Good lord, yes. What are we, ten years old?
Post # 15
@lia22: +1. So funny!
@FauxPas2012: Yes, right? No matter how dumb someone’s reasons are, there’s usually something behind it. You need to remember that:
– OP would not have invited them if they were a complete arsehole with no redeeming features.
– They are not being shown in their best light on an internet thread… you are seeing one side of the situation.
– I can guarantee that there are other, underlying issues here which are more important than the issue of attendence or non-attendence, and which require your attention. What OP needs is a space so they can work out what the issues are… talk it through… because once they work that out then they can fix things.
– Validation is nice, but not always necessary. People do it to be supportive, but sometimes it can make OP too secure in their position, which can ultimately make them inflexible and cause more problems.
… any other general advice?
Post # 16
Having 3 married daughters who drafted me as their wedding coordinator I have been on wedding boards for years. I learned boundaries, modern wedding trends like mixed gendered bridal parties standing on one side and mismatched dresses. Love both of those trends.

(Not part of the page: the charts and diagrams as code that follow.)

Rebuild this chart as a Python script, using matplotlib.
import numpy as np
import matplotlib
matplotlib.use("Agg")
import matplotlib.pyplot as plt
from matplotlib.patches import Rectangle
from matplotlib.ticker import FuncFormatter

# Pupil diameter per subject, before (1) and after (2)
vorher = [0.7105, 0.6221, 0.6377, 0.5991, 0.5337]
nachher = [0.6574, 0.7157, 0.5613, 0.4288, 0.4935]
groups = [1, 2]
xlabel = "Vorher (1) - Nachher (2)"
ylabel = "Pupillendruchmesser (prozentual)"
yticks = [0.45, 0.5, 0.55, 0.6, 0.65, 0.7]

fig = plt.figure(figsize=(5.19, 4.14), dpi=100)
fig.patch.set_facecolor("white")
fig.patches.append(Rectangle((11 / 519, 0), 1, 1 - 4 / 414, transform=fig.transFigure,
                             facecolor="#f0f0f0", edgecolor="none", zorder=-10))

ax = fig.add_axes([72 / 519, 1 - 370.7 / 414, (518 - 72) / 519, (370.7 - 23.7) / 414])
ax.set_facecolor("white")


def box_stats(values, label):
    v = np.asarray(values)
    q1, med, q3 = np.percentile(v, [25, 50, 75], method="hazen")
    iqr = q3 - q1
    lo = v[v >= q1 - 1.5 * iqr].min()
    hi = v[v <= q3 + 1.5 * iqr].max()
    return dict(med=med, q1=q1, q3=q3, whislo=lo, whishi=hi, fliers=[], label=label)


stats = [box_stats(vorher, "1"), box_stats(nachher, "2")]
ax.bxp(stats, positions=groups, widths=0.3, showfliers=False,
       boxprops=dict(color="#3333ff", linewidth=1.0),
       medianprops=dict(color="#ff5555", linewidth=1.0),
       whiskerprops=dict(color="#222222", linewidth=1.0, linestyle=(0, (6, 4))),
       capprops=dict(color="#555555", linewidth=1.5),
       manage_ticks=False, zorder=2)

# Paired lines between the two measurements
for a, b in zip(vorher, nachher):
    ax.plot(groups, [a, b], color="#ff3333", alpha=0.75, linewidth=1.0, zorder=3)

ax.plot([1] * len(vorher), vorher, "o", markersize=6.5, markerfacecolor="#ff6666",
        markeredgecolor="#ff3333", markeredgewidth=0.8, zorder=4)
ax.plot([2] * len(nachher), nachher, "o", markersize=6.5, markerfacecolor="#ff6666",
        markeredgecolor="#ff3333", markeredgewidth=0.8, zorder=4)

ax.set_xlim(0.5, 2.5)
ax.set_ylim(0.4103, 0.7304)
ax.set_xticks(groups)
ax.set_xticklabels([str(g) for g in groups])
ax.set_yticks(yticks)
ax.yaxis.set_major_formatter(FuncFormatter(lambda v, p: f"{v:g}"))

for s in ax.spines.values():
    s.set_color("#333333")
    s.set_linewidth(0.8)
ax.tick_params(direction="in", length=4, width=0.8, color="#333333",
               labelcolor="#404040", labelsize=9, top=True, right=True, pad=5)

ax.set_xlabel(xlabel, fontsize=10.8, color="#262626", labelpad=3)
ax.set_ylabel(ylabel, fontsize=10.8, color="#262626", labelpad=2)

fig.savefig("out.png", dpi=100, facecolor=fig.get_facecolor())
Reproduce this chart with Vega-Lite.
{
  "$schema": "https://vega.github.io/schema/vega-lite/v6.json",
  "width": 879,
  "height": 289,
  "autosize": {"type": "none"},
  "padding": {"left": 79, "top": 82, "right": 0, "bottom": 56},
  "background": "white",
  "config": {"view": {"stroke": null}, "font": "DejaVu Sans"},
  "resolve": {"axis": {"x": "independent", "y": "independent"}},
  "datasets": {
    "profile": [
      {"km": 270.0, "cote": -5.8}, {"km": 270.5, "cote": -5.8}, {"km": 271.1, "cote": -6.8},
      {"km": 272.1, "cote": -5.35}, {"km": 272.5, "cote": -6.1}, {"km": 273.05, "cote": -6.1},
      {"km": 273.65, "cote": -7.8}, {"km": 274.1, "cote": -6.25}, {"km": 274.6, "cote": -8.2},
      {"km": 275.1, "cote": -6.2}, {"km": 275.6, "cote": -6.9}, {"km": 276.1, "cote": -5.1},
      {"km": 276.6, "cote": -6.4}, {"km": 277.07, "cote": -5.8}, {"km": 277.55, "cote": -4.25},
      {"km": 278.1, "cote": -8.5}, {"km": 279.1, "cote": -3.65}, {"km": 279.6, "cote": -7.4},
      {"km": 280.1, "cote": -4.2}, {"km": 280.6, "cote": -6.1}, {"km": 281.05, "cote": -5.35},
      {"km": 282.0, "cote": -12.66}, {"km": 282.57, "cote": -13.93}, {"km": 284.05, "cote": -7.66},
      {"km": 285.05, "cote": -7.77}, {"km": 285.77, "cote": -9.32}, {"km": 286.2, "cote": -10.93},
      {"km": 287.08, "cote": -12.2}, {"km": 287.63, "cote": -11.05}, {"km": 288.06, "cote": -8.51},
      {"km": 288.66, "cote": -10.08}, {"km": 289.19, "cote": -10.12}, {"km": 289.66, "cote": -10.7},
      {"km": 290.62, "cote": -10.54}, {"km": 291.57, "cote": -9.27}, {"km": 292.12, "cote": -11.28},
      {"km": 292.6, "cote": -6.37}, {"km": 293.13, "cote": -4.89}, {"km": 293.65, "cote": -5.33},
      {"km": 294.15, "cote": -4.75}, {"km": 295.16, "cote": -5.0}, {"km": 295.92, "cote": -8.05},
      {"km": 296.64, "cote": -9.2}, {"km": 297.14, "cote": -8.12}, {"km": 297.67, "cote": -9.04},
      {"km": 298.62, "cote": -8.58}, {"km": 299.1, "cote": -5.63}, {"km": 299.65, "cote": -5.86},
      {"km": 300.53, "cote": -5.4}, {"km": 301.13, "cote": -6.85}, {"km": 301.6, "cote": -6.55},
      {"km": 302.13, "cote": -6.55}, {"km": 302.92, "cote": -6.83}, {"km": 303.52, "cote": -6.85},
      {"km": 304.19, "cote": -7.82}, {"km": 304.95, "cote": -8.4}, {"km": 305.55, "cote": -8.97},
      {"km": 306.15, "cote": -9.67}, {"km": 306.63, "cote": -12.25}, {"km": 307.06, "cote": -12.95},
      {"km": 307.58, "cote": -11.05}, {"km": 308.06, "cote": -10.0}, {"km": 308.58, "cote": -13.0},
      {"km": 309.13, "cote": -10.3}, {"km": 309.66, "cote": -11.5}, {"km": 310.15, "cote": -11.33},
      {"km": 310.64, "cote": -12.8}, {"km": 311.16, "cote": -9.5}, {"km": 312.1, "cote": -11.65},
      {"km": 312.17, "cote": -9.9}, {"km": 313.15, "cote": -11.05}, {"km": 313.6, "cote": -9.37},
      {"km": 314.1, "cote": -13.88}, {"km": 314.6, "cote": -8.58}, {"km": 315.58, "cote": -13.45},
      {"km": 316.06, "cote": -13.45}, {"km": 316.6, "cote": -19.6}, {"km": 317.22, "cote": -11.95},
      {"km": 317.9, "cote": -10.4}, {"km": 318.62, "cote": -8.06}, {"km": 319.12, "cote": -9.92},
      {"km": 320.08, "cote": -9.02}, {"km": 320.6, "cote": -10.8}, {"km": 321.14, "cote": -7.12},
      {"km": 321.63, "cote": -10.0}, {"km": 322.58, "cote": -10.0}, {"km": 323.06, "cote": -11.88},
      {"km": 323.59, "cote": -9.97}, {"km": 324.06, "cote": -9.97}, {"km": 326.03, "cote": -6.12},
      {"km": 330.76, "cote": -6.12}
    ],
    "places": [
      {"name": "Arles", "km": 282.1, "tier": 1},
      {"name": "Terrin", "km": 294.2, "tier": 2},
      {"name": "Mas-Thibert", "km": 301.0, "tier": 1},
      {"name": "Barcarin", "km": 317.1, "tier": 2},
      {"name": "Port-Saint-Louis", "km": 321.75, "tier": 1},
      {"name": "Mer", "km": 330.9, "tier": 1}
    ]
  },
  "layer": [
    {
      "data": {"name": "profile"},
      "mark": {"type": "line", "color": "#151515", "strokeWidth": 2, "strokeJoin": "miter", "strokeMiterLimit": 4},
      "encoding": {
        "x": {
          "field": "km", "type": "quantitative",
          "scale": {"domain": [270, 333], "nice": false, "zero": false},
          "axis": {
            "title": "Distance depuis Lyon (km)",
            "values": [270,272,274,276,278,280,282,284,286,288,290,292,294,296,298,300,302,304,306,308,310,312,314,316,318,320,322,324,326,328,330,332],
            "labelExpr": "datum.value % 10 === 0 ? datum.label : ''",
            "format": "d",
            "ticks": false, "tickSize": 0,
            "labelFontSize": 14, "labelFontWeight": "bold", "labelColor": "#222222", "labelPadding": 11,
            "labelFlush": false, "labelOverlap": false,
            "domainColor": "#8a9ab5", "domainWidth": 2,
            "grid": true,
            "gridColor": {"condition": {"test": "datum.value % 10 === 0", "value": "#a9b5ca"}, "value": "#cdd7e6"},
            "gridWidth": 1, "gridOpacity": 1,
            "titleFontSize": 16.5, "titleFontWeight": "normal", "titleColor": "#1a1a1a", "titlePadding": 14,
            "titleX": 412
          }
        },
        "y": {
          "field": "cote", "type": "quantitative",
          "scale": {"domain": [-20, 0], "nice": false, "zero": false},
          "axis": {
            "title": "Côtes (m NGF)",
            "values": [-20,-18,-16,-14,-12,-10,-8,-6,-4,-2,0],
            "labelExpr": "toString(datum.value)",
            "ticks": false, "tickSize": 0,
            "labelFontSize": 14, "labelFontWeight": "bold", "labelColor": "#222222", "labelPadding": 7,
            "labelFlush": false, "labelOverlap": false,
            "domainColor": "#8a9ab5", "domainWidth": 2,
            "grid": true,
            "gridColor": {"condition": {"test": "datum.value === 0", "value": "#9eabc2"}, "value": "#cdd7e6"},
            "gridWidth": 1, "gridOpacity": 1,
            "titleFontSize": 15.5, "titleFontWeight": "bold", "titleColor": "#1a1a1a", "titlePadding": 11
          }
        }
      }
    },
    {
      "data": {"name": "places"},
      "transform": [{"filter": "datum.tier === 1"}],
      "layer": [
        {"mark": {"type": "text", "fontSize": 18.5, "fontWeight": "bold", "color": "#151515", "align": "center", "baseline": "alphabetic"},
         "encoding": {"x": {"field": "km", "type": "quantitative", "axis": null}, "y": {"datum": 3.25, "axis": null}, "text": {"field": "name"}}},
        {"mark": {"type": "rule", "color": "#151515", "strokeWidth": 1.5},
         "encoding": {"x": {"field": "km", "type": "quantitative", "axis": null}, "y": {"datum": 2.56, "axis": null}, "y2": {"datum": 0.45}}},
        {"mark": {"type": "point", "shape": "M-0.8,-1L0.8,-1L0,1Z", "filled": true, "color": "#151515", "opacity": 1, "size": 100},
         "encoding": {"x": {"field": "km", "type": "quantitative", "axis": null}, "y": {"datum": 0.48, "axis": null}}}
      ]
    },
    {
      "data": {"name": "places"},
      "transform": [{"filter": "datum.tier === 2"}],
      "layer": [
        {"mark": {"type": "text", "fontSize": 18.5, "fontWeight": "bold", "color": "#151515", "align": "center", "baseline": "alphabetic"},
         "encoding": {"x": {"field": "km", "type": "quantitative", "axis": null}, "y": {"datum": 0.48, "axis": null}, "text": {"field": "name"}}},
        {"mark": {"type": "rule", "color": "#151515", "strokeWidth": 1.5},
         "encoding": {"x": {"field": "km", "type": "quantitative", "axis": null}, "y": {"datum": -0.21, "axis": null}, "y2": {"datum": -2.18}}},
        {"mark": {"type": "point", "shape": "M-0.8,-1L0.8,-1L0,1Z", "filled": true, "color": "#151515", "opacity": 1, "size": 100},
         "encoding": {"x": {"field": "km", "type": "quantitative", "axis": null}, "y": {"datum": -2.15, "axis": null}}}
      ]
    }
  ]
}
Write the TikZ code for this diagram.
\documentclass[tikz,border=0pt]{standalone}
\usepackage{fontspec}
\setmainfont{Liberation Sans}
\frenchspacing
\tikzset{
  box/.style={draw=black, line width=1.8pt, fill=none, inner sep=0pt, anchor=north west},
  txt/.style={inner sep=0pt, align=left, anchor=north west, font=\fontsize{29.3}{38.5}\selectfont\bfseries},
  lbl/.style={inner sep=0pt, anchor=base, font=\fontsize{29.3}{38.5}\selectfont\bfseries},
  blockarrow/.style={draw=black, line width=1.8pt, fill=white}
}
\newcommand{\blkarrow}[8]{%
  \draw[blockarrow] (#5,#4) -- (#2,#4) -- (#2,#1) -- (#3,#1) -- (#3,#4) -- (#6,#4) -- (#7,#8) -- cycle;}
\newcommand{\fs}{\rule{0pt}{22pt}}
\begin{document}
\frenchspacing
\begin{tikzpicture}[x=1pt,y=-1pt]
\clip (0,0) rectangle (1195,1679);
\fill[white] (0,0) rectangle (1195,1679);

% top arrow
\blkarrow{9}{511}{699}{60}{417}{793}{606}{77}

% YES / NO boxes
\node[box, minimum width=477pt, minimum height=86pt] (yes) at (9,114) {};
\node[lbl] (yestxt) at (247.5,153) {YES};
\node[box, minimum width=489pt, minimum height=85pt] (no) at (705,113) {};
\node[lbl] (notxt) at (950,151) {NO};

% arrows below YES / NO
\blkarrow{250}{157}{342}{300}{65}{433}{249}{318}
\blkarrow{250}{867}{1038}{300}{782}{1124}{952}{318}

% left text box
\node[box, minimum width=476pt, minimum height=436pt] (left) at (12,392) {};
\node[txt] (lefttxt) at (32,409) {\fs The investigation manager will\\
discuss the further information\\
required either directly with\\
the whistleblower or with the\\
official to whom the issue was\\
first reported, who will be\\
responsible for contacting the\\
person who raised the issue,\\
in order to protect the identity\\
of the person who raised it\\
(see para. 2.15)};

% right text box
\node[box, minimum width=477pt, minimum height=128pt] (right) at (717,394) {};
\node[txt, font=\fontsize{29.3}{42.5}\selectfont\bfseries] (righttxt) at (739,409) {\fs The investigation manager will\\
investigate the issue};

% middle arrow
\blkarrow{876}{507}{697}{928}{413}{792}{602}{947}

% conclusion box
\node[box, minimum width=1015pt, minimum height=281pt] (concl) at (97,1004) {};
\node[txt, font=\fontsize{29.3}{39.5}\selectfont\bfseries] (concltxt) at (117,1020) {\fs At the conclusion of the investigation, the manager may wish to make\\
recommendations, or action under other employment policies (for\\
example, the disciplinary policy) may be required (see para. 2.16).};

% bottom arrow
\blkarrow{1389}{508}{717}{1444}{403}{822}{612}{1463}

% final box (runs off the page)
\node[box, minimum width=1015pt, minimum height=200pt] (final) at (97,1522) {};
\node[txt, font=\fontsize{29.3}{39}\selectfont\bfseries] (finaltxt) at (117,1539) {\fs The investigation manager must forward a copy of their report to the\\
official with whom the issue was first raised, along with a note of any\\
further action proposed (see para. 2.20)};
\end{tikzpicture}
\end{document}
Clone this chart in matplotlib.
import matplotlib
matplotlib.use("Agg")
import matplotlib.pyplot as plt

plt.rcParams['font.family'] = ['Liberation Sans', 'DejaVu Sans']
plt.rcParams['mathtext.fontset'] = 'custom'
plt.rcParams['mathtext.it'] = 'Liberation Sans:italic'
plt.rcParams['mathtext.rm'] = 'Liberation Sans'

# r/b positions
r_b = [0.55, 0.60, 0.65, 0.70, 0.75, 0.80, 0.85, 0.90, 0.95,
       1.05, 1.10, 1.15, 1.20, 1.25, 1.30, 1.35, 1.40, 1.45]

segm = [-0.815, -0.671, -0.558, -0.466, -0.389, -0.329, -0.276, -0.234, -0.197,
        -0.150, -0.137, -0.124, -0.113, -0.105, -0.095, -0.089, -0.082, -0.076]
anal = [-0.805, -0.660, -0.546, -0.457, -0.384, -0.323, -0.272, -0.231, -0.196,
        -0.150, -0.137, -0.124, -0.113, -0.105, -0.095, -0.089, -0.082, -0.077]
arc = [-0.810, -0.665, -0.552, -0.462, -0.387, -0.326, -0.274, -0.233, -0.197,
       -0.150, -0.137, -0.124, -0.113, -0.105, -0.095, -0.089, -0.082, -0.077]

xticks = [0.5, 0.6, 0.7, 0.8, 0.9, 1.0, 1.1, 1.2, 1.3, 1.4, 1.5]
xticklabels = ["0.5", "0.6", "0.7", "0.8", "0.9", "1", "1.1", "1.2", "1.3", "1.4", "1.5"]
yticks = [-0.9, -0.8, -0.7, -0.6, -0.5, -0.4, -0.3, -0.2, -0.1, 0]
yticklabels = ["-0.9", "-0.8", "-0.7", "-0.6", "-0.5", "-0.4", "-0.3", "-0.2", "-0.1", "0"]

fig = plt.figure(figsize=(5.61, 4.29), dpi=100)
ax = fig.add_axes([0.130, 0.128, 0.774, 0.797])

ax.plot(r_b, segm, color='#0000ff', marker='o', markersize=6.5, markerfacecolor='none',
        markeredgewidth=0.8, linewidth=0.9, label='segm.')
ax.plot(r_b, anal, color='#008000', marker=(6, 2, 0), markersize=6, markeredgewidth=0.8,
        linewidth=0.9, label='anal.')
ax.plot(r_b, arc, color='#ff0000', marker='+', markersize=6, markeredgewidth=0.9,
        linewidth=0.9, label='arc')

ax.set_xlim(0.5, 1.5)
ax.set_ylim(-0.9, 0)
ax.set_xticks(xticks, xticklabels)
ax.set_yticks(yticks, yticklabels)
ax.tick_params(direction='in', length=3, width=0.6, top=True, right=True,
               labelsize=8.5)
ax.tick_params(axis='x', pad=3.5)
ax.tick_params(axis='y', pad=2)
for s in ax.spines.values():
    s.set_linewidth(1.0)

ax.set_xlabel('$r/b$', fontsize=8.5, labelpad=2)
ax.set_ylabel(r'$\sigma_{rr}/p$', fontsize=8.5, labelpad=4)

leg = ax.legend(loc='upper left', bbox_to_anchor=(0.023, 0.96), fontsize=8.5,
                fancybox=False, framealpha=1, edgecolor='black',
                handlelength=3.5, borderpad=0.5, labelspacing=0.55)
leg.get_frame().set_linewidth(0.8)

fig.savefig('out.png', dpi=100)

What has amazed me in my short time here is the overwhelming support bridezillas get. It is like djones69 said in post #3, “a lot of the posts on the bee are much more geared towards never telling a bride they’re wrong as to not hurt their feelings.” I am stunned by how incredibly often this happens.
Dirty Delete #4 certainly gives us every indication that she will be announcing an engagement this year. When that happens I’m telling her not to take ideas of advice here and to put her big girl panties on and head to the knot. Are they blunt over there? Incredibly. Can they be rude sometimes? Yup. Do they EVER validate bad ideas from bridezillas? Never. She is a tough cookie and has a pretty good concept of proper wedding etiquette so I think she will be fine over there.
The overwhelming majority of etiquette advice here starts with “I think you should…..”. That is not etiquette. That is opinion and everyone jumps on board regardless of the fact that is isn’t proper etiquette. And….on those threads, no one seems to want to hear the proper etiquette.